Driving into a tree, in a Rusty car

Posted on || 3 minute read

I like Rust, at least I want to on most days, but implementing trees in Rust is interesting. First of all, why do I even need a tree. I am writing a cheminformatics toolkit and am implementing a SMARTS parser. I am going the ubiquitous route of building the abstract syntax tree (AST) to match a molecule structure. Easy! (Basically I am 'getting inspired' from OpenBabel's SMARTs Parser , CDK because I am an impostor amongst real programmers) But, Rust's strict ownership rules make it difficult to have tree structures implemented in the way it would be written in a better language like C/C++. I will shuffle between hating and loving Rust so hold your pitchforks till the end. So, in C++ a BondExpr will be defined as something like:

  typedef union _BondExpr {
    int type;
    struct
    {
      int type;
      union _BondExpr *arg;
    }
      mon;
    struct
    {
      int type;
      union _BondExpr *lft;
      union _BondExpr *rgt;
    }
      bin;
  } BondExpr;

Unions don't exist in Rust, I mean they do but you need unsafe, and at that point might as well use C and shoot yourself in the foot.
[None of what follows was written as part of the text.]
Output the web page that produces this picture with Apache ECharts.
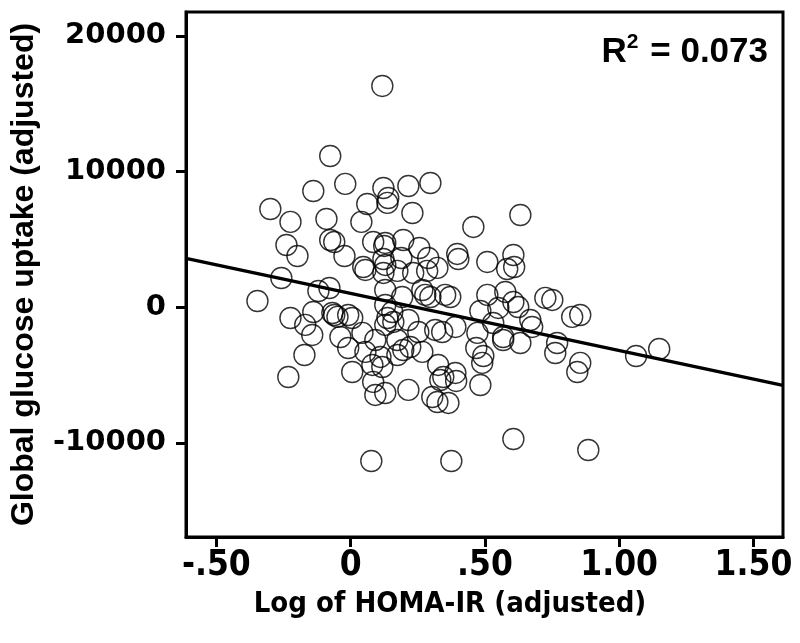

So we can use the better thing: enum!

pub enum BondExpr {
	Monadic {
		bond_type: BondTypes,	
		arg: BondExpr,
	},
	Binary {
		bond_type: BondTypes,
		left: BondExpr,
		right: BondExpr,
	},
}

Rust being Rust, you can't have that. We get an error:

recursive type BondExpr has infinite size

I mean that makes sense but how do I just point to a variable that's allocated somewhere? I promise I'll clean it! You don't. In Rust you get a Box, because it thinks I can't take care of myself. I mean sure, I can't, but show some faith. Using boxes, we reach something that looks ugly, but something that works:

pub enum BondExpr {
    Monadic {
        bond_type: BondTypes,
        arg: Option<Box<BondExpr>>,
    },
    Binary {
        bond_type: BondTypes,
        left: Option<Box<BondExpr>>,
        right: Option<Box<BondExpr>>,
    },
}

Now you might go, but why can't you just use a flat vector and store indices? Sure, great idea, except I am doing that already.

pub enum NodeData {
    Atom(AtomSpec),
    Bond(BondSpec),
    Unknown,
}
pub struct TreeNode {
    pub op_code: OpCode,
    pub data: NodeData,
    pub parent: usize,
    pub visit: bool,
}
pub struct SmartsPattern {
    pub nodes: Vec<TreeNode>,
    pub root: usize,
    pub smarts_string: String,
    pub chirality: bool
}

But I don't want to make a bond node if I can get away with just pointing to a BondExpr. Then you reach the problem where Bonds have a source and destination and you can often infer that the next node after the bond will be an atom node. Still, if you have an expression hogging up your clean vector, now you have the problem of going back to fix your destination in the BondSpec. Now we could have a second vector for storing these second layer of expressions, but when setting the indices it becomes a nightmare to read the code. Sure we can make our types and do a casting but eh.

So yeah. Boxes and Options are with a bunch of unwraps when matching the molecule. I am not complaining, it's just what it is in Rust, or if you have a better idea, please by any means contribute to molrus.